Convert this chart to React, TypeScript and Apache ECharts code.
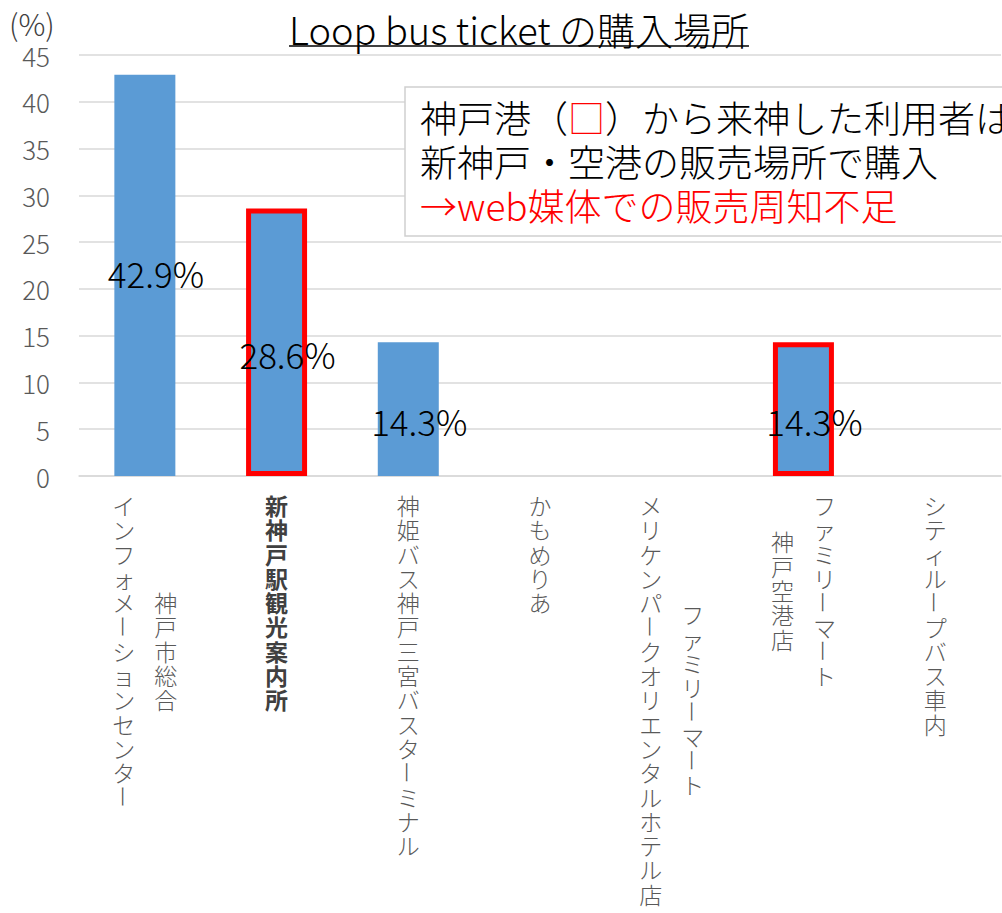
import React, { useEffect, useRef } from "react";
import * as echarts from "echarts";

const FONT = '"Noto Sans CJK JP", "Noto Sans", sans-serif';

const titleText = "Loop bus ticket の購入場所";
const unitText = "(%)";

const categories = [
  "神戸市総合インフォメーションセンター",
  "新神戸駅観光案内所",
  "神姫バス神戸三宮バスターミナル",
  "かもめりあ",
  "ファミリーマート メリケンパークオリエンタルホテル店",
  "ファミリーマート 神戸空港店",
  "シティループバス車内",
];

// vertical label columns; first column is the rightmost (vertical writing)
const labelColumns = [
  ["神戸市総合", "インフォメーションセンター"],
  ["新神戸駅観光案内所"],
  ["神姫バス神戸三宮バスターミナル"],
  ["かもめりあ"],
  ["ファミリーマート", "メリケンパークオリエンタルホテル店"],
  ["ファミリーマート", "神戸空港店"],
  ["シティループバス車内"],
];

const values = [42.9, 28.6, 14.3, 0, 0, 14.3, 0];
const highlighted = [false, true, false, false, false, true, false];
const boldLabel = [false, true, false, false, false, false, false];

const yMin = 0;
const yMax = 45;
const yInterval = 5;

const noteLine1a = "神戸港（";
const noteLine1b = "□";
const noteLine1c = "）から来神した利用者は";
const noteLine2 = "新神戸・空港の販売場所で購入";
const noteLine3 = "→web媒体での販売周知不足";

const PITCH = 24.3;

export default function App() {
  const ref = useRef<HTMLDivElement>(null);

  useEffect(() => {
    document.body.style.margin = "0";
    if (!ref.current) return;
    const chart = echarts.init(ref.current, null, { renderer: "svg" });

    const titleSize = 38;
    const canvas = document.createElement("canvas");
    const ctx = canvas.getContext("2d");
    let titleW = 458;
    if (ctx) {
      ctx.font = `300 ${titleSize}px ${FONT}`;
      titleW = ctx.measureText(titleText).width;
    }
    const titleCx = 519;

    const option: any = {
      animation: false,
      grid: { left: 79, right: 1, top: 55, bottom: 437, containLabel: false },
      xAxis: {
        type: "category",
        data: categories,
        axisTick: { show: false },
        axisLabel: { show: false },
        axisLine: { lineStyle: { color: "#D9D9D9", width: 1.5 } },
      },
      yAxis: {
        type: "value",
        min: yMin,
        max: yMax,
        interval: yInterval,
        axisLine: { show: false },
        axisTick: { show: false },
        axisLabel: {
          color: "#595959",
          fontSize: 26,
          fontWeight: 300,
          fontFamily: FONT,
          margin: 29,
        },
        splitLine: { lineStyle: { color: "#D9D9D9", width: 1.5 } },
      },
      series: [
        {
          type: "bar",
          barWidth: 61,
          itemStyle: { color: "#5B9BD5" },
          label: {
            show: true,
            position: "inside",
            color: "#000",
            fontSize: 35,
            fontWeight: 300,
            fontFamily: FONT,
            textBorderWidth: 0,
            formatter: (p: any) => (p.value ? Number(p.value).toFixed(1) + "%" : ""),
          },
          data: values.map((v, i) => ({
            value: v,
            itemStyle: highlighted[i]
              ? { color: "#5B9BD5", borderColor: "#FF0000", borderWidth: 5 }
              : { color: "#5B9BD5" },
            label: { offset: [11, i === 0 ? -3 : 11] },
          })),
        },
        {
          type: "custom",
          silent: true,
          clip: false,
          data: values.map((_, i) => [i, 0]),
          renderItem: (params: any, api: any) => {
            const i = params.dataIndex;
            const pt = api.coord([i, 0]);
            const cols = labelColumns[i];
            const maxLen = Math.max(...cols.map((c) => Array.from(c).length));
            const children: any[] = [];
            const fill = boldLabel[i] ? "#404040" : "#595959";
            const weight = boldLabel[i] ? "bold" : 300;
            cols.forEach((col, ci) => {
              const chars = Array.from(col);
              const dx = cols.length === 1 ? 0 : ci === 0 ? 21 : -21;
              const startK = (maxLen - chars.length) / 2;
              const top0 = pt[1] + 29 - PITCH / 2;
              // split into runs of ordinary chars; long vowel marks are rotated singly
              let k = 0;
              while (k < chars.length) {
                if (chars[k] === "ー") {
                  children.push({
                    type: "text",
                    x: pt[0] + dx,
                    y: top0 + (startK + k + 0.5) * PITCH,
                    rotation: -Math.PI / 2,
                    style: {
                      text: "ー",
                      fill,
                      fontSize: 23,
                      fontFamily: FONT,
                      fontWeight: weight,
                      align: "center",
                      verticalAlign: "middle",
                      lineHeight: 22,
                    },
                  });
                  k += 1;
                } else {
                  let e = k;
                  while (e < chars.length && chars[e] !== "ー") e++;
                  children.push({
                    type: "text",
                    x: pt[0] + dx,
                    y: top0 + (startK + k) * PITCH,
                    style: {
                      text: chars.slice(k, e).join("\n"),
                      fill,
                      fontSize: 23,
                      fontFamily: FONT,
                      fontWeight: weight,
                      align: "center",
                      verticalAlign: "top",
                      lineHeight: PITCH,
                    },
                  });
                  k = e;
                }
              }
            });
            return { type: "group", children };
          },
        },
      ],
      graphic: [
        {
          type: "text",
          z: 100,
          x: 9,
          y: 23,
          style: {
            text: unitText,
            fill: "#404040",
            fontSize: 30,
            fontWeight: 300,
            fontFamily: FONT,
            align: "left",
            verticalAlign: "middle",
          },
        },
        {
          type: "text",
          z: 100,
          x: titleCx,
          y: 28,
          style: {
            text: titleText,
            fill: "#000",
            fontSize: titleSize,
            fontWeight: 300,
            fontFamily: FONT,
            align: "center",
            verticalAlign: "middle",
          },
        },
        {
          type: "line",
          z: 100,
          shape: { x1: titleCx - titleW / 2, y1: 46, x2: titleCx + titleW / 2, y2: 46 },
          style: { stroke: "#000", lineWidth: 1.5 },
        },
        {
          type: "rect",
          z: 100,
          shape: { x: 405, y: 87, width: 700, height: 149 },
          style: { fill: "#fff", stroke: "#D0D0D0", lineWidth: 1.5 },
        },
        {
          type: "text",
          z: 101,
          x: 420,
          y: 95,
          style: {
            text:
              `{k|${noteLine1a}}{r|${noteLine1b}}{k|${noteLine1c}}\n` +
              `{k|${noteLine2}}\n{r|${noteLine3}}`,
            fontSize: 37,
            fontWeight: 300,
            fontFamily: FONT,
            lineHeight: 44,
            fill: "#000",
            align: "left",
            verticalAlign: "top",
            rich: {
              k: { fill: "#000", fontSize: 37, fontWeight: 300, fontFamily: FONT, lineHeight: 44 },
              r: { fill: "#FF0000", fontSize: 37, fontWeight: 300, fontFamily: FONT, lineHeight: 44 },
            },
          },
        },
      ],
    };

    chart.setOption(option);
    return () => chart.dispose();
  }, []);

  return (
    <div
      ref={ref}
      style={{ position: "absolute", left: 0, top: 0, width: 1002, height: 913 }}
    />
  );
}
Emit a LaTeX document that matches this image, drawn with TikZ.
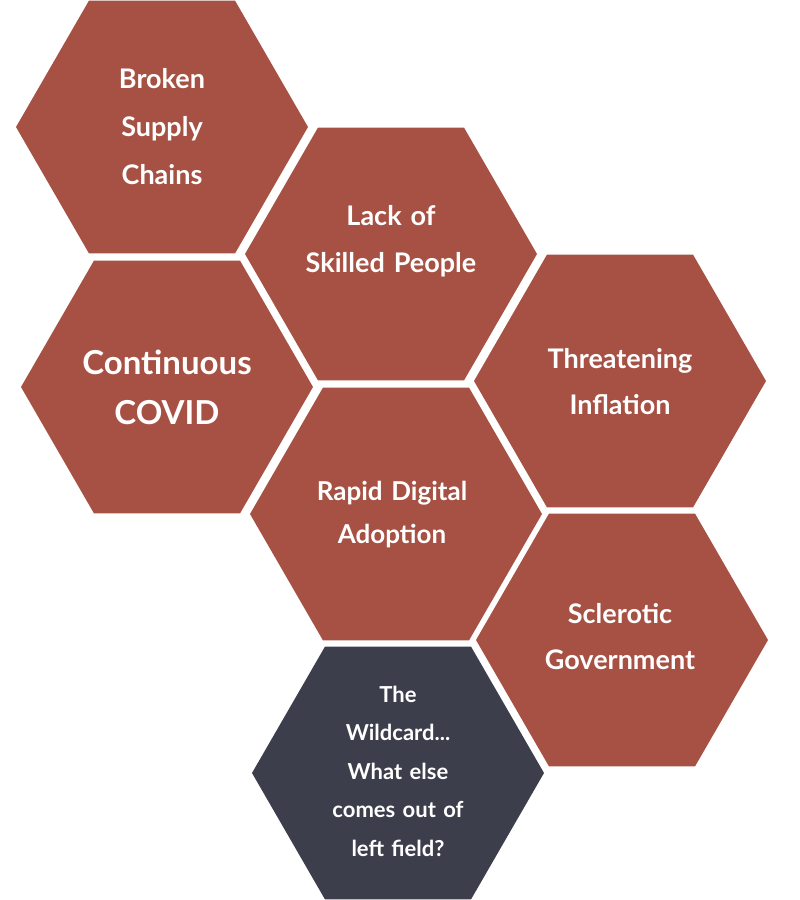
\documentclass[tikz,border=0pt]{standalone}
\usepackage{fontspec}
\setmainfont{Lato}
\definecolor{hexred}{HTML}{A65143}
\definecolor{hexdark}{HTML}{3D3E4C}
\newcommand\myhex[5]{%
  \fill[#4] (#1,#2) +(0:146) -- +(60:146) -- +(120:146) -- +(180:146) -- +(240:146) -- +(300:146) -- cycle;
  \node[hextext,font=\bfseries#5] (#3) at (#1,#2) {};}
\begin{document}
\begin{tikzpicture}[x=1pt,y=-1pt,
  hextext/.style={text=white,align=center,text width=230pt}]
\useasboundingbox (0,0) rectangle (800,900);
\fill[hexred] (162,127) +(0:146) -- +(60:146) -- +(120:146) -- +(180:146) -- +(240:146) -- +(300:146) -- cycle;
\node[hextext,font=\bfseries\fontsize{27}{48}\selectfont] (bsc) at (162,127) {Broken\\Supply\\Chains};
\fill[hexred] (391,254) +(0:146) -- +(60:146) -- +(120:146) -- +(180:146) -- +(240:146) -- +(300:146) -- cycle;
\node[hextext,font=\bfseries\fontsize{27}{47}\selectfont] (lsp) at (391,241) {Lack of\\Skilled People};
\fill[hexred] (167,387) +(0:146) -- +(60:146) -- +(120:146) -- +(180:146) -- +(240:146) -- +(300:146) -- cycle;
\node[hextext,font=\bfseries\fontsize{33}{50}\selectfont] (cov) at (167,387) {Continuous\\COVID};
\fill[hexred] (620,381) +(0:146) -- +(60:146) -- +(120:146) -- +(180:146) -- +(240:146) -- +(300:146) -- cycle;
\node[hextext,font=\bfseries\fontsize{27}{46}\selectfont] (inf) at (620,382) {Threatening\\Inflation};
\fill[hexred] (396,514) +(0:146) -- +(60:146) -- +(120:146) -- +(180:146) -- +(240:146) -- +(300:146) -- cycle;
\node[hextext,font=\bfseries\fontsize{26}{43}\selectfont] (rda) at (392,515) {Rapid Digital\\Adoption};
\fill[hexred] (622,640) +(0:146) -- +(60:146) -- +(120:146) -- +(180:146) -- +(240:146) -- +(300:146) -- cycle;
\node[hextext,font=\bfseries\fontsize{27}{46}\selectfont] (gov) at (620,637) {Sclerotic\\Government};
\fill[hexdark] (398,773) +(0:146) -- +(60:146) -- +(120:146) -- +(180:146) -- +(240:146) -- +(300:146) -- cycle;
\node[hextext,font=\bfseries\fontsize{22}{38.5}\selectfont] (wc) at (398,771) {The\\Wildcard...\\What else\\comes out of\\left field?};
\end{tikzpicture}
\end{document}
_ _ _
__Short exercise__: Repeat, exactly and in full, each line from the start of the data to the line that contains "const yInterval = 5;". Pictures do not go in.

__Answer to the exercise__:
Convert this chart to React, TypeScript and Apache ECharts code.
import React, { useEffect, useRef } from "react";
import * as echarts from "echarts";

const FONT = '"Noto Sans CJK JP", "Noto Sans", sans-serif';

const titleText = "Loop bus ticket の購入場所";
const unitText = "(%)";

const categories = [
  "神戸市総合インフォメーションセンター",
  "新神戸駅観光案内所",
  "神姫バス神戸三宮バスターミナル",
  "かもめりあ",
  "ファミリーマート メリケンパークオリエンタルホテル店",
  "ファミリーマート 神戸空港店",
  "シティループバス車内",
];

// vertical label columns; first column is the rightmost (vertical writing)
const labelColumns = [
  ["神戸市総合", "インフォメーションセンター"],
  ["新神戸駅観光案内所"],
  ["神姫バス神戸三宮バスターミナル"],
  ["かもめりあ"],
  ["ファミリーマート", "メリケンパークオリエンタルホテル店"],
  ["ファミリーマート", "神戸空港店"],
  ["シティループバス車内"],
];

const values = [42.9, 28.6, 14.3, 0, 0, 14.3, 0];
const highlighted = [false, true, false, false, false, true, false];
const boldLabel = [false, true, false, false, false, false, false];

const yMin = 0;
const yMax = 45;
const yInterval = 5;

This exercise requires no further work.